Harry Starbranch Sr., husband to Meredith Starbranch, testified that his mother-in-law, Sturtevant, and his wife had been “concerned about the public’s use of the road” in 1961 and had discussed posting a sign.
Bertoni said that a signed affidavit from Meredith Starbranch, admitted in the case as exhibit 78, affirmed that the property was posted in 1962. Starbranch’s testimony, however, stated that he and his wife were in Texas in 1962 and did not visit the property. He further stated that he could not recall seeing signs posted on the road.
“Ms. Starbranch had no personal knowledge of the posting described in her affidavit,” said Justice Mills in the ruling. “Ms. Starbranch was in Texas during the entire year of 1962. The information that appears in the affidavit was transmitted from Ms. Sturtevant.”

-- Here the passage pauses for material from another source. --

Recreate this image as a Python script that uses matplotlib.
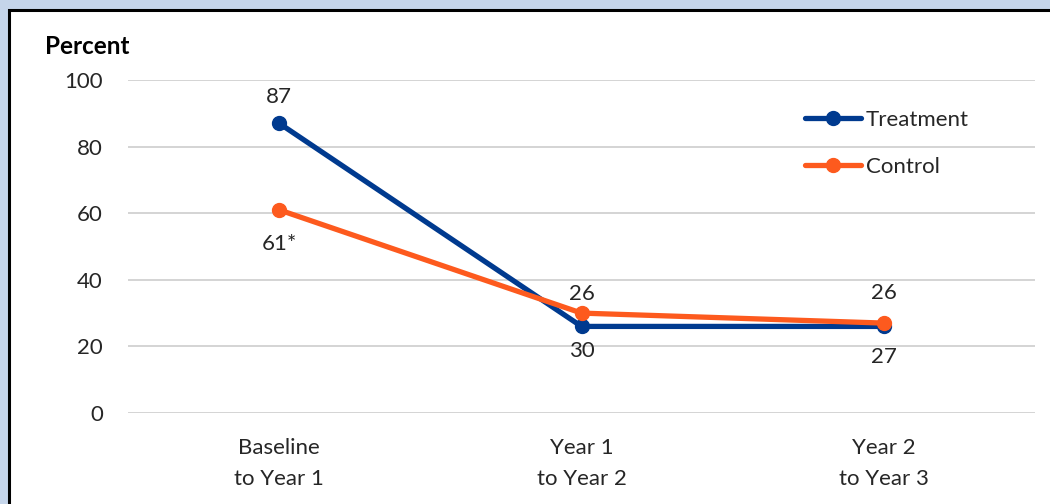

A footnote in the ruling further states that “In hindsight, after research, the court concludes exhibit 78 should not have been admitted,” and though it was admitted, the court gave no weight to it.
“It was inconsistent with all the other testimony,” said Bertoni, “and it was quite clear that if a sign had gone up, there would have been public uproar.
“There’s a culture out there on Bailey Island — a quintessential Maine culture — that we share these resources,” said Bertoni. “We’re hardworking people and these resources are the beautiful part of life, and we share them.”
Bertoni said that CB/CIS would have preferred to have resolved the issues in a settlement agreement, as had been reached with Jonathan and Rachel Aspatore regarding the footpath that leads from Cedar Beach Road to the beach area.
“It’s in the settlement process that you can come up with rules that allow the owners of the land to give some control,” said Bertoni, noting that the Aspatore easement prohibited dogs, fires, littering and more. “When you’re a landowner and you go to trial, if you lose, you’ve lost control. These cases should settle; it’s unfortunate that this one didn’t.”